EXERCISE DESCRIPTION
Leaving the pictures out, print the lines from the first line of the listing through the line containing "const yTicks = [7, 12, 17, 22, 27];", exactly as they read, and no others.

PROVIDED DATA
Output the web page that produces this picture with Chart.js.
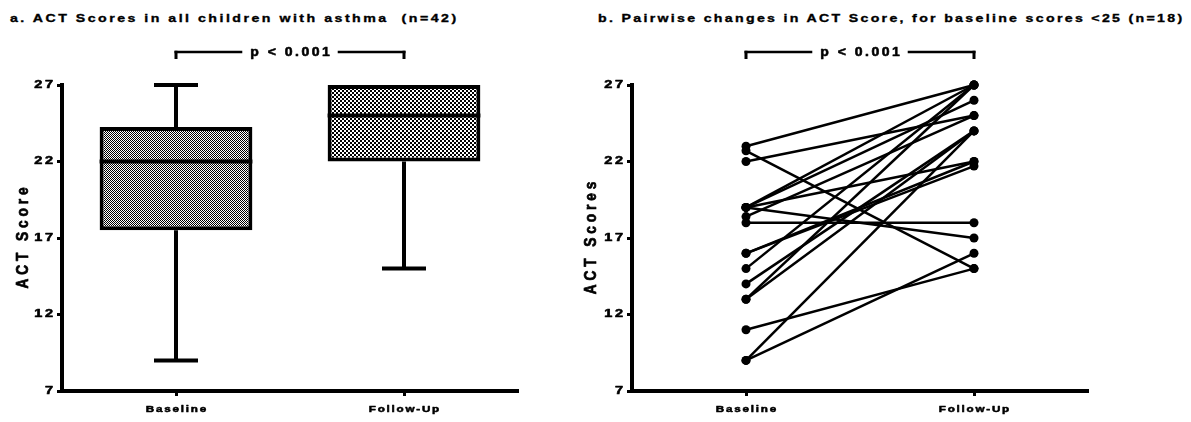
<!DOCTYPE html>
<html>
<head>
<meta charset="utf-8">
<script src="https://cdn.jsdelivr.net/npm/chart.js@4.4.1/dist/chart.umd.min.js"></script>
<style>
  html, body { margin: 0; padding: 0; background: #fff; }
  #wrap { position: relative; width: 1191px; height: 422px; overflow: hidden; }
  .ttl {
    position: absolute; top: 12px; margin: 0;
    font: bold 11.6px/12px "Liberation Sans", Arial, Helvetica, sans-serif;
    white-space: pre; color: #000;
    -webkit-text-stroke: 0.35px #000;
    transform-origin: 0 0; transform: scaleX(1.22);
  }
  .pane { position: absolute; top: 0; height: 422px; }
  canvas { display: block; }
</style>
</head>
<body>
<div id="wrap">
  <div class="ttl" style="left:10px;letter-spacing:2.05px">a. ACT Scores in all children with asthma  (n=42)</div>
  <div class="ttl" style="left:598px;letter-spacing:1.9px">b. Pairwise changes in ACT Score, for baseline scores &lt;25 (n=18)</div>
  <div class="pane" style="left:0;width:560px"><canvas id="boxChart" width="560" height="422"></canvas></div>
  <div class="pane" style="left:560px;width:631px"><canvas id="pairChart" width="631" height="422"></canvas></div>
</div>
<script>
// ---- data ----
const groups = ['Baseline', 'Follow-Up'];
const yTicks = [7, 12, 17, 22, 27];

// five-number summaries for all children (n=42)
const boxMin = [9, 15];
const boxQ1 = [17.5, 22];
const boxMedian = [22, 25];
const boxQ3 = [24.25, 27];
const boxMax = [27, 27];

// paired scores, baseline < 25 (n=18)
const baselineScores = [23, 22.7, 22, 19, 19, 19, 19, 18.4, 18, 16, 16, 15, 14, 13, 13, 11, 9, 9];
const followUpScores = [27, 15, 25, 27, 26, 22, 17, 25, 18, 22, 21.7, 27, 24, 27, 24, 15, 16, 24];

const pLabel = 'p < 0.001';

// ---- styling helpers ----
const FONT = '"Liberation Sans", Arial, Helvetica, sans-serif';
const SIZE_YTICK = 10, SIZE_XTICK = 9.9, SIZE_YTITLE = 12.5, SIZE_P = 12.4;
// font size -> [stretch along text, stretch across text, letter spacing]
const textLook = {
  [SIZE_YTICK]: [1.45, 1, 1.8],
  [SIZE_XTICK]: [1.18, 1, 1.5],
  [SIZE_YTITLE]: [1.1, 1.3, 3.5],
  [SIZE_P]: [1.13, 1, 2.2]
};

// wide, heavy lettering for every label drawn on the charts
const wideText = {
  id: 'wideText',
  beforeInit(chart) {
    const ctx = chart.ctx;
    const fill = CanvasRenderingContext2D.prototype.fillText;
    const stroke = CanvasRenderingContext2D.prototype.strokeText;
    ctx.fillText = function (text, x, y) {
      const m = /([\d.]+)px/.exec(this.font);
      const look = textLook[m ? parseFloat(m[1]) : 0] || [1, 1, 0];
      const sx = look[0], sy = look[1], sp = look[2];
      const trail = this.textAlign === 'right' ? sp : (this.textAlign === 'center' ? sp / 2 : 0);
      this.save();
      this.letterSpacing = sp + 'px';
      this.translate(x, y);
      this.scale(sx, sy);
      fill.call(this, text, trail, 0);
      this.strokeStyle = this.fillStyle;
      this.lineWidth = 0.55;
      this.lineJoin = 'round';
      stroke.call(this, text, trail, 0);
      this.restore();
    };
  }
};

function checker(cell, ink) {
  const c = document.createElement('canvas');
  c.width = c.height = cell * 2;
  const g = c.getContext('2d');
  g.fillStyle = '#fff';
  g.fillRect(0, 0, c.width, c.height);
  g.fillStyle = ink;
  g.fillRect(0, 0, cell, cell);
  g.fillRect(cell, cell, cell, cell);
  return document.getElementById('boxChart').getContext('2d').createPattern(c, 'repeat');
}

const bracket = {
  id: 'bracket',
  afterDraw(chart, args, o) {
    const { ctx } = chart;
    const x = chart.scales.x;
    const x0 = x.getPixelForValue(0), x1 = x.getPixelForValue(1);
    const xm = (x0 + x1) / 2;
    const look = textLook[SIZE_P];
    ctx.save();
    ctx.font = 'bold ' + SIZE_P + 'px ' + FONT;
    ctx.letterSpacing = look[2] + 'px';
    const tw = (ctx.measureText(o.text).width - look[2]) * look[0];
    ctx.letterSpacing = '0px';
    ctx.strokeStyle = '#000';
    ctx.lineCap = 'butt';
    ctx.lineWidth = 2.5;
    ctx.beginPath();
    ctx.moveTo(x0 - 1.5, o.y); ctx.lineTo(xm - tw / 2 - 8, o.y);
    ctx.moveTo(xm + tw / 2 + 8, o.y); ctx.lineTo(x1 + 1.5, o.y);
    ctx.stroke();
    ctx.lineWidth = 3;
    ctx.beginPath();
    ctx.moveTo(x0, o.y - 1.2); ctx.lineTo(x0, o.y + o.drop);
    ctx.moveTo(x1, o.y - 1.2); ctx.lineTo(x1, o.y + o.drop);
    ctx.stroke();
    ctx.fillStyle = '#000';
    ctx.textAlign = 'center';
    ctx.textBaseline = 'middle';
    ctx.fillText(o.text, xm, o.y + 0.5);
    ctx.restore();
  }
};

const whiskers = {
  id: 'whiskers',
  afterDatasetsDraw(chart, args, o) {
    const { ctx } = chart;
    const x = chart.scales.x, y = chart.scales.y;
    const meta = chart.getDatasetMeta(0);
    ctx.save();
    ctx.strokeStyle = '#000';
    ctx.lineWidth = o.lineWidth;
    ctx.lineCap = 'butt';
    groups.forEach((g, i) => {
      const xc = x.getPixelForValue(i);
      const bw = meta.data[i].width;
      const yQ1 = y.getPixelForValue(boxQ1[i]);
      const yQ3 = y.getPixelForValue(boxQ3[i]);
      const yMed = y.getPixelForValue(boxMedian[i]);
      const yLo = y.getPixelForValue(boxMin[i]);
      const yHi = y.getPixelForValue(boxMax[i]);
      ctx.beginPath();
      if (boxMax[i] > boxQ3[i]) {
        ctx.moveTo(xc, yQ3); ctx.lineTo(xc, yHi);
        ctx.moveTo(xc - o.cap / 2, yHi); ctx.lineTo(xc + o.cap / 2, yHi);
      }
      if (boxMin[i] < boxQ1[i]) {
        ctx.moveTo(xc, yQ1); ctx.lineTo(xc, yLo);
        ctx.moveTo(xc - o.cap / 2, yLo); ctx.lineTo(xc + o.cap / 2, yLo);
      }
      ctx.moveTo(xc - bw / 2, yMed); ctx.lineTo(xc + bw / 2, yMed);
      ctx.stroke();
    });
    ctx.restore();
  }
};

function axes(yTitle, yWidth, titlePad) {
  return {
    x: {
      type: 'category',
      offset: true,
      grid: { display: true, drawOnChartArea: false, drawTicks: true, offset: false,
              tickLength: 5, tickWidth: 3, tickColor: '#000', color: '#000' },
      border: { display: true, width: 4, color: '#000' },
      ticks: { color: '#000', padding: 7, font: { family: FONT, size: SIZE_XTICK, weight: 'bold' } },
      afterFit: s => { s.height = 31; }
    },
    y: {
      min: yTicks[0],
      max: yTicks[yTicks.length - 1],
      grid: { display: true, drawOnChartArea: false, drawTicks: true,
              tickLength: 5, tickWidth: 3, tickColor: '#000', color: '#000' },
      border: { display: true, width: 4, color: '#000' },
      ticks: { color: '#000', padding: 4, stepSize: yTicks[1] - yTicks[0],
               font: { family: FONT, size: SIZE_YTICK, weight: 'bold' } },
      title: { display: true, text: yTitle, color: '#000', padding: { top: titlePad, bottom: 0 },
               font: { family: FONT, size: SIZE_YTITLE, weight: 'bold' } },
      afterFit: s => { s.width = yWidth; }
    }
  };
}

const common = {
  responsive: false,
  animation: false,
  devicePixelRatio: 1,
  events: []
};

// ---- panel a: box plot ----
new Chart(document.getElementById('boxChart'), {
  type: 'bar',
  data: {
    labels: groups,
    datasets: [{
      data: groups.map((g, i) => [boxQ1[i], boxQ3[i]]),
      backgroundColor: [checker(1, '#000'), checker(2, '#000')],
      borderColor: '#000',
      borderWidth: 4,
      borderSkipped: false,
      barPercentage: 0.67,
      categoryPercentage: 1
    }]
  },
  options: Object.assign({}, common, {
    layout: { padding: { left: 0, right: 42, top: 85, bottom: 0 } },
    scales: axes('ACT Score', 62, 16),
    plugins: {
      legend: { display: false },
      tooltip: { enabled: false },
      whiskers: { lineWidth: 4, cap: 44 },
      bracket: { text: pLabel, y: 52, drop: 7 }
    }
  }),
  plugins: [wideText, whiskers, bracket]
});

// ---- panel b: paired lines ----
new Chart(document.getElementById('pairChart'), {
  type: 'line',
  data: {
    labels: groups,
    datasets: baselineScores.map((b, i) => ({
      data: [b, followUpScores[i]],
      borderColor: '#000',
      backgroundColor: '#000',
      borderWidth: 2.5,
      pointRadius: 4.5,
      pointHoverRadius: 4.5,
      pointBorderWidth: 0,
      pointBackgroundColor: '#000',
      tension: 0,
      clip: false
    }))
  },
  options: Object.assign({}, common, {
    layout: { padding: { left: 0, right: 103, top: 85, bottom: 0 } },
    scales: axes('ACT Scores', 72, 24),
    plugins: {
      legend: { display: false },
      tooltip: { enabled: false },
      bracket: { text: pLabel, y: 52, drop: 7 }
    }
  }),
  plugins: [wideText, bracket]
});
</script>
</body>
</html>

ANSWER
Output the web page that produces this picture with Chart.js.
<!DOCTYPE html>
<html>
<head>
<meta charset="utf-8">
<script src="https://cdn.jsdelivr.net/npm/chart.js@4.4.1/dist/chart.umd.min.js"></script>
<style>
  html, body { margin: 0; padding: 0; background: #fff; }
  #wrap { position: relative; width: 1191px; height: 422px; overflow: hidden; }
  .ttl {
    position: absolute; top: 12px; margin: 0;
    font: bold 11.6px/12px "Liberation Sans", Arial, Helvetica, sans-serif;
    white-space: pre; color: #000;
    -webkit-text-stroke: 0.35px #000;
    transform-origin: 0 0; transform: scaleX(1.22);
  }
  .pane { position: absolute; top: 0; height: 422px; }
  canvas { display: block; }
</style>
</head>
<body>
<div id="wrap">
  <div class="ttl" style="left:10px;letter-spacing:2.05px">a. ACT Scores in all children with asthma  (n=42)</div>
  <div class="ttl" style="left:598px;letter-spacing:1.9px">b. Pairwise changes in ACT Score, for baseline scores &lt;25 (n=18)</div>
  <div class="pane" style="left:0;width:560px"><canvas id="boxChart" width="560" height="422"></canvas></div>
  <div class="pane" style="left:560px;width:631px"><canvas id="pairChart" width="631" height="422"></canvas></div>
</div>
<script>
// ---- data ----
const groups = ['Baseline', 'Follow-Up'];
const yTicks = [7, 12, 17, 22, 27];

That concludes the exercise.